Collins v. Wayne Corp., 621 F.2d 777, 785-86 (5th Cir.1980). "[I]t is too great a handicap to bind a trial judge to a ruling on a subtle evidentiary question ... outside a precise factual context." United States v. Griffin, 818 F.2d 97, 104 (1st Cir.1987), quoted in Freeman v. Package Machinery Co., 865 F.2d 1331, 1337 (1st Cir.1988). Because USAU did not lodge a contemporaneous objection to the questions propounded to White and Hetherington on settlement, USAU did not preserve its objection to this evidence on appeal.
USAU also complains of the district court's ruling allowing the Marneys to call the settlement to the attention of the jury during closing argument. The Marneys argued that because USAU dismissed its fraud and conspiracy claims against the Olympia Wings owners and mechanic, the jury should infer that Olympia Wings' owners and mechanic were truthful as to the Merlin's need of repair, and USAU knew they were truthful. As noted above, however, USAU did not object to the testimony of White and Hetherington when they recounted USAU's dismissal of its fraud claim against them. Once the evidence was admitted without objection, the district court did not abuse its discretion in permitting counsel to argue that the jury should accept the veracity of the Olympia Wings owners and mechanic and reject the contrary testimony concerning the Merlin's mechanical difficulties.
Finally, USAU argues that the district court erred in excluding evidence of the wrongful death consent judgment between Olympia Wings and the Marneys. USAU contends the evidence of the Marney settlement should have been admitted to corroborate the theory that the parties to the consent judgment conspired to manufacture facts to support coverage, and to impeach Olympia Wings' witnesses' testimony that they had not conspired with the Marneys to establish coverage under the USAU policy. The district court apparently concluded that because the consent judgment occurred six months after the alleged conspiracy and after USAU refused to defend, evidence of the settlement was of limited probative value in establishing the conspiracy. The district court has wide discretion in determining relevancy of evidence and we are persuaded that he did not abuse that discretion in excluding this evidence.
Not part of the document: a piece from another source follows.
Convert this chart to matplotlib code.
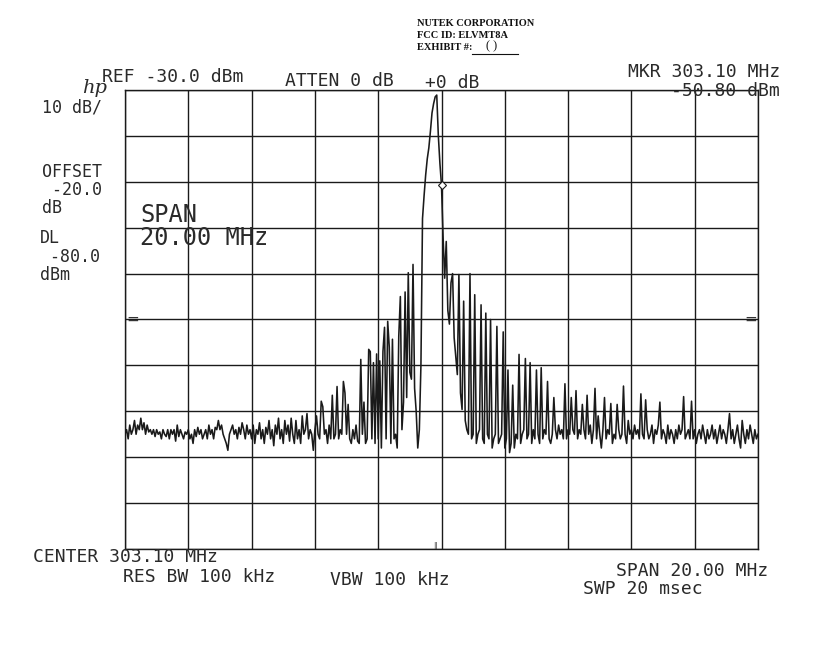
import numpy as np
import matplotlib
matplotlib.use("Agg")
import matplotlib.pyplot as plt

# analyzer settings
center_mhz = 303.10
span_mhz = 20.0
ref_dbm = -30.0
db_per_div = 10
marker_mhz = 303.10
marker_dbm = -50.80

# trace levels (dBm), 401 points across the span
levels = [
    -105, -104, -106, -103, -105, -104, -102, -105, -103, -104,
    -101.5, -104, -102.5, -105, -103, -104.5, -104, -105, -104, -105.5,
    -104, -105, -104.5, -106, -104, -105, -105.5, -104, -106, -104,
    -105, -104, -106.5, -103, -105.5, -104, -105, -106, -104.5, -105,
    -104, -106, -105, -107, -104, -105.5, -103.5, -105, -104, -106,
    -105, -104, -106, -103, -105, -104, -106, -103.5, -104, -102,
    -104, -103, -105, -106, -107, -108.5, -105, -104, -103, -105,
    -104, -106, -103.5, -105, -102.5, -104, -106, -103, -105, -104,
    -106, -103, -107, -104, -105, -102.5, -106, -104, -107, -103.5,
    -105, -102, -106, -104, -107.5, -103, -105, -101.5, -106, -104,
    -107, -102, -105, -103, -106.5, -101.5, -105, -107, -102, -106,
    -104, -107, -101, -105, -104, -100.5, -106, -104, -105, -108.5,
    -104, -101, -105, -106, -97.8, -99, -105, -104, -107, -103,
    -106, -96.5, -106, -105, -94.6, -106, -104, -105, -93.5, -96,
    -105, -98.5, -106, -107, -104, -106, -103, -106.5, -107, -88.7,
    -105, -98, -107, -106, -86.5, -87, -106, -89.4, -107, -87.5,
    -106, -89, -108, -87, -81.7, -106, -80.4, -86, -107, -84.3,
    -106, -105, -108, -83.6, -75, -104, -98, -74, -97, -69.8,
    -91.5, -93, -68, -95, -100, -108, -104, -90, -58, -53,
    -48.5, -45, -42.6, -39, -35, -33, -31.5, -31.1, -40, -46,
    -50.8, -62, -71, -63, -78, -81, -72, -70, -84, -88,
    -92, -70.2, -96, -99.6, -76, -102, -104, -105, -70, -106,
    -105, -74.6, -107, -105, -104, -76.8, -106, -107, -78.6, -105,
    -106, -80, -108, -106, -105, -81.5, -107, -106, -105, -82.7,
    -108, -106, -91, -109, -107, -94.3, -108, -105, -106, -87.6,
    -107, -105, -104, -88.5, -106, -105, -89.4, -107, -104, -106,
    -91, -105, -107, -90.5, -106, -104, -105, -93.5, -106, -107,
    -105, -97, -104, -106, -103, -105, -104, -106, -94, -106,
    -104, -105, -97, -104, -105, -95.5, -106, -104, -105, -98.5,
    -104, -106, -96.5, -105, -103, -107, -104, -95, -106, -101,
    -105, -108, -104, -97, -106, -104, -105, -98.3, -107, -105,
    -106, -98.5, -104, -106, -105, -94.5, -105, -107, -102, -105,
    -104, -106, -103, -105, -104, -106, -96.2, -105, -106, -97.5,
    -104, -106, -105, -103, -107, -104, -105, -103, -98, -106,
    -104, -105, -107, -103, -106, -104, -105, -107, -104, -106,
    -103, -105, -104, -96.8, -106, -105, -104, -106, -97.8, -106,
    -104, -107, -105, -104, -106, -103, -105, -107, -104, -106,
    -105, -103, -106, -104, -107, -105, -103, -106, -104, -105,
    -107, -104, -100.5, -106, -104, -107, -105, -103, -106, -108,
    -102, -105, -107, -104, -106, -103, -105, -107, -104, -106,
    -105,
]
assert len(levels) == 401

freqs = np.linspace(center_mhz - span_mhz / 2, center_mhz + span_mhz / 2, len(levels))
bottom_dbm = ref_dbm - 10 * db_per_div
dl_dbm = -80.0

fig = plt.figure(figsize=(8.19, 6.5), dpi=100)
fig.patch.set_facecolor("white")
ax = fig.add_axes([125 / 819, 1 - 549 / 650, 633 / 819, 459 / 650])

ink = "#1a1a1a"
ax.plot(freqs, levels, color=ink, lw=1.15)
ax.plot([marker_mhz], [marker_dbm], marker="D", ms=4, mfc="white", mec=ink, mew=0.8)

ax.set_xlim(freqs[0], freqs[-1])
ax.set_ylim(bottom_dbm, ref_dbm)
ax.set_xticks(np.linspace(freqs[0], freqs[-1], 11))
ax.set_yticks(np.linspace(bottom_dbm, ref_dbm, 11))
ax.grid(True, color=ink, lw=1.0)
ax.tick_params(length=0, labelbottom=False, labelleft=False)
for s in ax.spines.values():
    s.set_color(ink)
    s.set_linewidth(1.0)

# display line marks at both edges, centre mark at bottom
ax.text(0.002, dl_dbm, "=", transform=ax.get_yaxis_transform(), ha="left", va="center",
        fontsize=11, color="#333333")
ax.text(0.998, dl_dbm, "=", transform=ax.get_yaxis_transform(), ha="right", va="center",
        fontsize=11, color="#333333")
ax.text(center_mhz - 0.2, bottom_dbm, "||", ha="center", va="bottom", fontsize=5,
        color="#333333")

mono = "DejaVu Sans Mono"
col = "#2a2a2a"


def label(xp, yp, s, size=13, ha="left", **kw):
    fig.text(xp / 819, 1 - yp / 650, s, ha=ha, va="center", fontsize=size,
             family=mono, color=col, **kw)


# header
fig.text(82 / 819, 1 - 88 / 650, "hp", fontsize=14, style="italic", family="DejaVu Serif",
         color=col, va="center")
label(102, 77, "REF -30.0 dBm")
label(285, 81, "ATTEN 0 dB")
label(425, 83, "+0 dB")
label(780, 72, "MKR 303.10 MHz", ha="right")
label(780, 91, "-50.80 dBm", ha="right")

# left annotations
label(42, 107, "10 dB/", size=12)
label(42, 172, "OFFSET", size=12)
label(42, 190, " -20.0", size=12)
label(42, 208, "dB", size=12)
label(40, 238, "DL", size=12)
label(40, 257, " -80.0", size=12)
label(40, 275, "dBm", size=12)

# span inside the grid
label(140, 215, "SPAN", size=17)
label(140, 238, "20.00 MHz", size=17)

# bottom annotations
label(33, 557, "CENTER 303.10 MHz")
label(123, 577, "RES BW 100 kHz")
label(330, 580, "VBW 100 kHz")
label(768, 571, "SPAN 20.00 MHz", ha="right")
label(583, 589, "SWP 20 msec")

# exhibit sticker
serif = "Liberation Serif"
fig.text(417 / 819, 1 - 24 / 650, "NUTEK CORPORATION", fontsize=7.5, family=serif,
         weight="bold", color="#111111", va="center")
fig.text(417 / 819, 1 - 36 / 650, "FCC ID: ELVMT8A", fontsize=7.5, family=serif,
         weight="bold", color="#111111", va="center")
fig.text(417 / 819, 1 - 48 / 650, "EXHIBIT #:", fontsize=7.5, family=serif,
         weight="bold", color="#111111", va="center")
fig.text(486 / 819, 1 - 46 / 650, "( )", fontsize=9, family=serif, color="#111111", va="center")
fig.add_artist(plt.Line2D([472 / 819, 518 / 819], [1 - 54 / 650, 1 - 54 / 650],
                          color="#111111", lw=0.8))

fig.savefig("out.png", dpi=100, facecolor="white")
In summary, we affirm that part of the district court's judgment determining that USAU covered the Baron aircraft. However, we vacate the judgment and remand this case to the district court to determine whether Olympia Wings acted as a prudent uninsured in agreeing to the settlement. If the district court determines that Olympia Wings had potential liability to the Marneys but finds that the settlement amount is excessive, the court may, at its option, enter a remittitur or order a trial on damages.
VACATED and REMANDED.
District Judge of the Western District of Louisiana, sitting by designation
This conclusion that USAU is not bound by the state court judgment disposes of appellees' argument that USAU is mounting a prohibited collateral attack on that judgment. USAU has no need to attack a judgment, collateral or otherwise, that does not bind it under rules of res judicata or collateral estoppel. See generally, G. Hodges, Collateral Attacks on Judgments, 41 Tex.L.Rev. 163 (1962)
Fed.R.Evid. 408 provides in part:
Evidence of (1) furnishing or offering or promising to furnish, or (2) accepting or offering or promising to accept, a valuable consideration in compromising or attempting to compromise a claim which was disputed as to either validity or amount, is not admissible to prove liability for or invalidity of the claim or its amount.